Stillness
There’s a hush in these rooms that was never there before.
Floorboards silent, air heavy, shadows pressed to every door.
You hold your breath and the dark holds you tighter.
Waiting for the world to move, but nothing gets lighter.
Every sound’s a question you don’t want to answer.
You count the seconds, feel the heartbeat stutter.
The clock keeps its secrets, the fridge hums low.
You try not to look at the places you know you shouldn’t go.
You flick the lights on, check every room twice,
but the silence follows, patient as ice.
You feel something watching from just out of view.
Every mirror is deeper than you ever knew.

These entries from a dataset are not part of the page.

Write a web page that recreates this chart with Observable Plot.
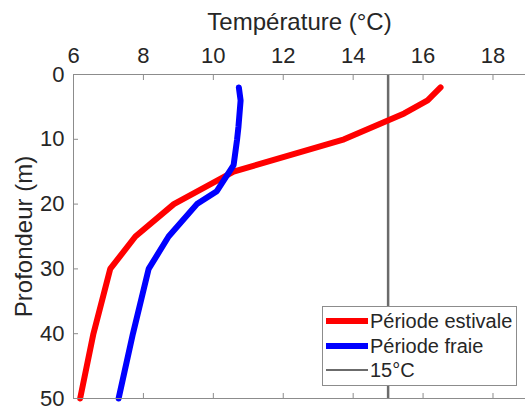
<!DOCTYPE html>
<html>
<head>
<meta charset="utf-8">
<script src="https://cdn.jsdelivr.net/npm/d3@7"></script>
<script src="https://cdn.jsdelivr.net/npm/@observablehq/plot@0.6"></script>
<style>
  html, body { margin: 0; padding: 0; background: #fff; }
  #wrap { position: relative; width: 525px; height: 408px; overflow: hidden; font-family: "Liberation Sans", Arial, sans-serif; }
  #legend { position: absolute; left: 322px; top: 306px; width: 195px; height: 80px; border: 1px solid #8c8c8c; background: #fff; box-sizing: border-box; }
  .row { position: absolute; left: 3px; height: 24px; display: flex; align-items: center; font-size: 20px; color: #262626; white-space: nowrap; }
  .sw { width: 42px; margin-right: 2px; }
</style>
</head>
<body>
<div id="wrap"></div>
<script>
// Data
const depthEstivale = [2, 4, 6, 10, 15, 20, 25, 30, 40, 50];
const tempEstivale  = [16.5, 16.13, 15.46, 13.74, 10.58, 8.87, 7.77, 7.05, 6.57, 6.19];
const depthFraie = [2, 4, 8, 10, 14, 18, 20, 25, 30, 40, 50];
const tempFraie  = [10.73, 10.78, 10.72, 10.68, 10.58, 10.1, 9.53, 8.72, 8.15, 7.7, 7.29];
const seuil = [15];
const xTicks = [6, 8, 10, 12, 14, 16, 18];
const yTicks = [0, 10, 20, 30, 40, 50];
const seriesNames = ["Période estivale", "Période fraie", "15°C"];
const seriesColors = ["#ff0000", "#0000ff", "#6b6b6b"];
const seriesWidths = [6, 6, 2.5];
const xLabel = "Température (°C)";
const yLabel = "Profondeur (m)";

const estivale = depthEstivale.map((d, i) => ({d, t: tempEstivale[i]}));
const fraie = depthFraie.map((d, i) => ({d, t: tempFraie[i]}));

const axisColor = "#8c8c8c";
const chart = Plot.plot({
  width: 525,
  height: 408,
  marginTop: 74,
  marginBottom: 10,
  marginLeft: 73,
  marginRight: 0,
  style: {fontFamily: "Liberation Sans, Arial, sans-serif", color: "#262626", background: "#fff"},
  x: {domain: [6, 18.93]},
  y: {domain: [0, 50], reverse: true},
  marks: [
    Plot.ruleX(seuil, {stroke: seriesColors[2], strokeWidth: seriesWidths[2]}),
    Plot.line(estivale, {x: "t", y: "d", stroke: seriesColors[0], strokeWidth: seriesWidths[0], strokeLinejoin: "miter"}),
    Plot.line(fraie, {x: "t", y: "d", stroke: seriesColors[1], strokeWidth: seriesWidths[1], strokeLinejoin: "miter"}),
    Plot.ruleY([0, 50], {stroke: axisColor}),
    Plot.ruleX([6], {stroke: axisColor}),
    Plot.axisX(xTicks, {anchor: "top", tickSize: -5, stroke: axisColor, tickFormat: () => "", label: null}),
    Plot.axisX(xTicks, {anchor: "bottom", tickSize: -5, stroke: axisColor, tickFormat: () => "", label: null}),
    Plot.axisY(yTicks, {anchor: "left", tickSize: -5, stroke: axisColor, tickFormat: () => "", label: null}),
    Plot.axisX(xTicks, {anchor: "top", tickSize: 0, tickPadding: 12, fontSize: 22, label: null}),
    Plot.axisY(yTicks, {anchor: "left", tickSize: 0, tickPadding: 9, fontSize: 22, label: null}),
    Plot.text([xLabel], {frameAnchor: "top", dy: -52, lineAnchor: "middle", textAnchor: "middle", fontSize: 24, fill: "#262626"}),
    Plot.text([yLabel], {frameAnchor: "left", dx: -49, rotate: -90, lineAnchor: "middle", textAnchor: "middle", fontSize: 24, fill: "#262626"})
  ]
});
const wrap = document.getElementById("wrap");
wrap.appendChild(chart);

const legend = document.createElement("div");
legend.id = "legend";
const rowTops = [2, 27, 51];
seriesNames.forEach((name, i) => {
  const row = document.createElement("div");
  row.className = "row";
  row.style.top = rowTops[i] + "px";
  const sw = document.createElement("div");
  sw.className = "sw";
  sw.style.height = seriesWidths[i] + "px";
  sw.style.background = seriesColors[i];
  const tx = document.createElement("span");
  tx.textContent = name;
  row.appendChild(sw);
  row.appendChild(tx);
  legend.appendChild(row);
});
wrap.appendChild(legend);
</script>
</body>
</html>
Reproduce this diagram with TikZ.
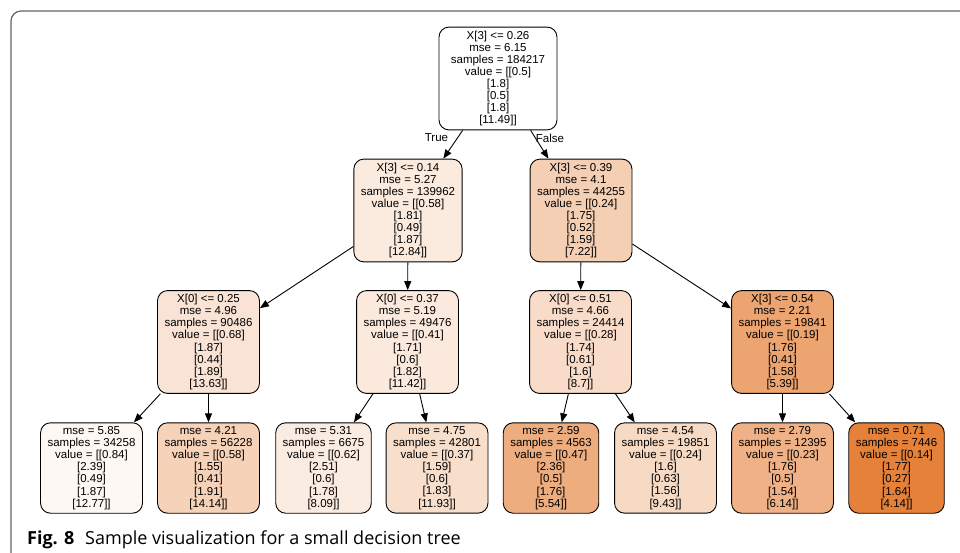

You press your hands to your ears, hope to block out the noise,
but the quiet just grows, swallowing your voice.
You wish for morning, for laughter, for proof,
but all you have is the hush, and the sense of the truth.
You want to believe there’s nothing there,
but the quiet keeps pulling, tugging at your hair.
You lock every window, turn music up loud,
but stillness presses closer, erasing the sound.
Stillness isn’t empty—stillness is awake.
It’s the promise of footsteps you know you didn’t make.
It’s every fear you whispered when you thought you were alone.
It’s the shiver at your shoulder, the chill inside your bones.
Stillness never leaves, it just waits and it learns.
It knows every secret, every ache, every lie.
It waits with a patience that never runs dry.
Stillness sits beside you, breathing under your bed.